The UK’s world-class expertise in the research of biofilms has been recognised through the launch of a new National Biofilms Innovation Centre (NBIC).
Supported by a commitment of £26 million over the next 5 years, including £12.5M funding from the Biotechnology and Biological Sciences Research Council (BBSRC) and Innovate UK, with additional support from universities and industry, NBIC will bring the best of UK biofilm research together with UK companies from across multiple industry sectors to accelerate the adoption of new technologies into live products and services.
NBIC is a multi-site Innovation and Knowledge Centre, led by the University of Southampton together with a core partnership of the Universities of Edinburgh, Liverpool and Nottingham. The University of Birmingham will contribute its unique expertise as an NBIC partner together with 10 more partner universities, three research centres – Diamond Synchrotron, the Hartree Centre and the Quadram Institute – and three major global academic partners – The Nanyang Technologial University (Singapore), the Montana State University (USA) and the University of Copenhagen (Denmark).
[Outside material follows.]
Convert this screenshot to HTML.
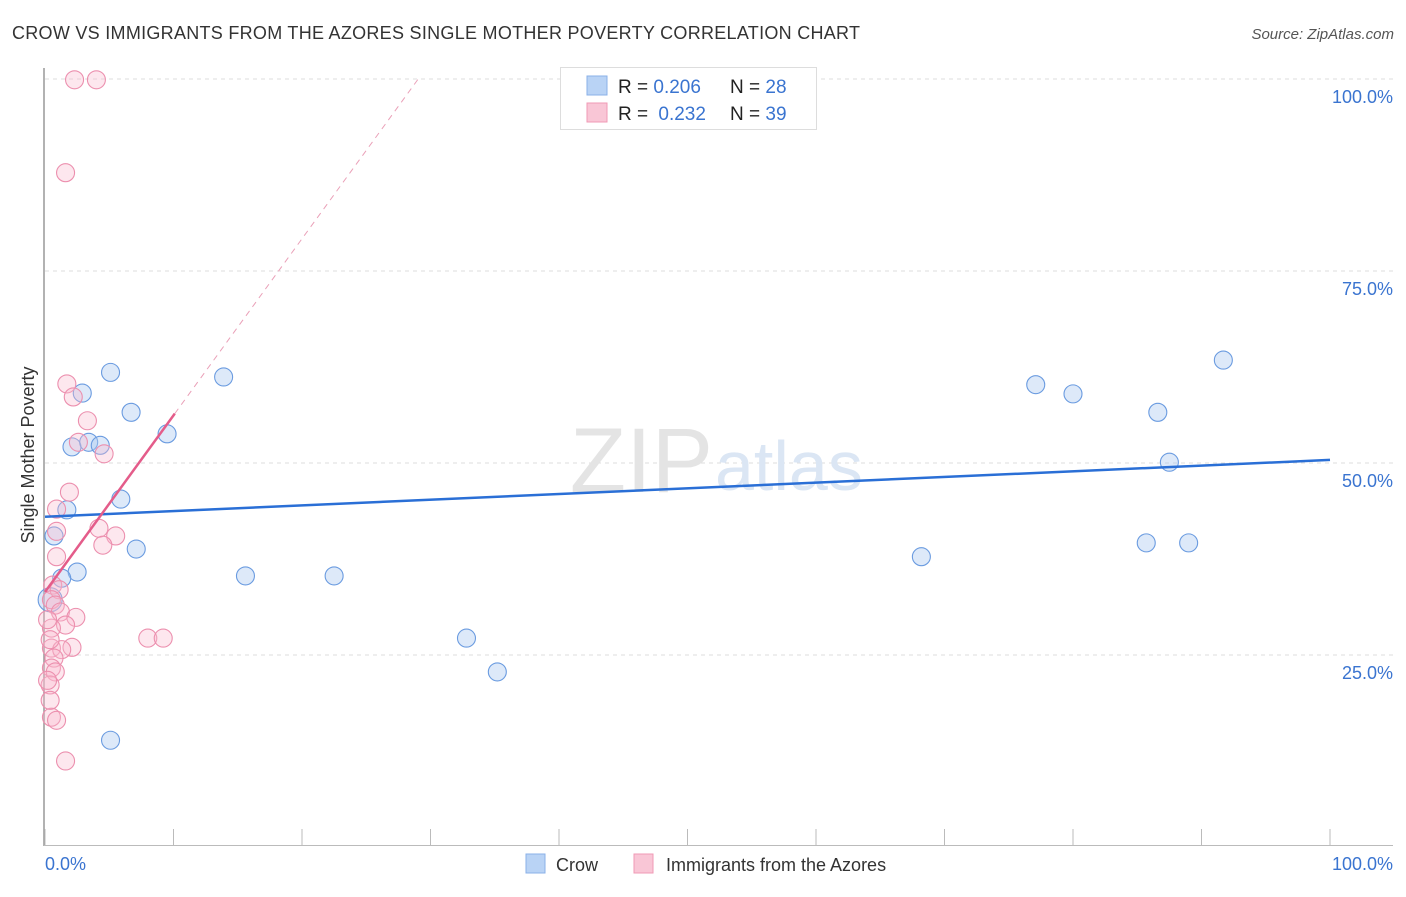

NBIC will also collaborate with a network of over 50 companies from different sectors ranging from SMEs to large companies to exploit the UK’s global leadership in biofilms. NBIC’s inclusive model means that other universities and companies conducting biofilm research can participate and benefit from partnership with the NBIC consortium.
“This new National Biofilms Innovation Centre is poised to create a fusion of world-class interdisciplinary research and industry partnerships to deliver breakthrough science and technologies to control and exploit biofilms,” said Jeremy Webb, Principal Investigator and Co-Director for NBIC. “The UK is home to some of the most advanced research and commercial opportunities for the exploitation of biofilms so combining our talents gives us the best opportunity to establish a national, and international, agenda to tackle some of the world’s biggest challenges and work seamlessly across academia and industry to stimulate growth in this vital area.”
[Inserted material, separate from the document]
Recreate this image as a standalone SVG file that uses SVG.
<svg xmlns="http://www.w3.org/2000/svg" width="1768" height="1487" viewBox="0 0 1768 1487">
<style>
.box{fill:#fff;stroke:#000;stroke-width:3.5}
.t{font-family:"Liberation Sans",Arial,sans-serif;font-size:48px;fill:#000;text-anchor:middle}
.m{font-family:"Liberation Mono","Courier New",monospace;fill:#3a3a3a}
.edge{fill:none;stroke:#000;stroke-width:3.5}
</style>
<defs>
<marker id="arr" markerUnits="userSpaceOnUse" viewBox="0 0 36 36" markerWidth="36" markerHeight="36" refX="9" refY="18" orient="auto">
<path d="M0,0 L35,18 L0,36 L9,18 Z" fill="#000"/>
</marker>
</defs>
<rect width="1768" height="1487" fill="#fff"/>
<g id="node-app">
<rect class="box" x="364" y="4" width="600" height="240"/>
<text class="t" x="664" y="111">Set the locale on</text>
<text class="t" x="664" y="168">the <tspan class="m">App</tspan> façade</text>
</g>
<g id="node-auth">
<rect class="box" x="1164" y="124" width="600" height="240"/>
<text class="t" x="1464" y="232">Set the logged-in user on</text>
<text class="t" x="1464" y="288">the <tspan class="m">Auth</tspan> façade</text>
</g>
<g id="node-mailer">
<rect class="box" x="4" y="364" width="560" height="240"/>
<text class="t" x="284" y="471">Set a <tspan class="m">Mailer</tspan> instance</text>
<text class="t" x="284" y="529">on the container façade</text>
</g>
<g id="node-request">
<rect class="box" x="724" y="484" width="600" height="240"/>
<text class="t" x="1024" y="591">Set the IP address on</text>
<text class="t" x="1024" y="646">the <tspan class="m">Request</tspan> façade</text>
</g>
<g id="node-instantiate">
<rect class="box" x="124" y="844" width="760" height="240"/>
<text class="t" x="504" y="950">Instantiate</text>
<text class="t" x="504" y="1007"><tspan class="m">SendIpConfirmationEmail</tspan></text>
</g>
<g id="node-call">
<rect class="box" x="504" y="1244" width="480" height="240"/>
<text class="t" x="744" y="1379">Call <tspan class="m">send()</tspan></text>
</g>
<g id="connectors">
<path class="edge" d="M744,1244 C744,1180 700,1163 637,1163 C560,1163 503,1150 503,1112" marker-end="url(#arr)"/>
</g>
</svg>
The University of Birmingham is already a major player in biofilm research in many different disciplines. Research here ranges from studying biofilms in rivers, through using biofilms to improve stress resistance of biocatalysis, to investigating new ways to combat biofilms on medical devices or on human tissues, where they can cause serious health problems. Other areas of strength include magnetic resonance imaging of molecular transport in biofilms, mixed fungal and bacterial biofilms, computational modelling and synthesis of peptides, polymers and nanomaterials to visualize or combat biofilms.
Dr Jan Kreft, of the Institute of Microbiology and Infection (IMI) and the Centre for Computational Biology (CCB) at the University of Birmingham, said: “We are proud to be part of this new Centre, which will be a tremendous networking and funding mechanism to facilitate greater collaboration between academics and industry partners.”
“At the University of Birmingham, we will use the Centre to develop a number of products that could be revolutionary, from new smart nanomaterials that release antimicrobials when triggered by environmental conditions, to novel light and photonic therapies and laser texturing of surfaces to prevent biofilm formation.”
Microbial biofilm research is now a feature of many scientific disciplines including biological sciences, medicine, chemistry, physics, computational modelling, engineering and ocean science. Biofilms are central to some of the most urgent global challenges across diverse fields of application, from medicine to industry to the environment and exert considerable economic and social impact:
- They are a leading cause of antimicrobial resistance (AMR), forecast to cost $100T in world GDP and 10M deaths by 2050;
- They are the major cause of chronic infections, costing the NHS £2bn per annum;
- Contamination, energy losses and damage by biofilms impact on the £70B UK foods industry, the $2.8T consumer products sector, and $117B global coatings industry.
- Biofilm management is essential to deliver clean and globally sustainable drinking water and food security.
* This image from Dr Rachel Sammons, School of Dentistry @unibirmingham, shows dental plaque on a retrieved infected dental implant. It is made of several different species of bacteria. In the image, we can see filaments, rods and cocci (spherical) bacteria as well as blood cells. The “corn-cobs” are typical of mature plaque and consist of a filamentous bacterium surrounded by cocci in a symbiotic relationship.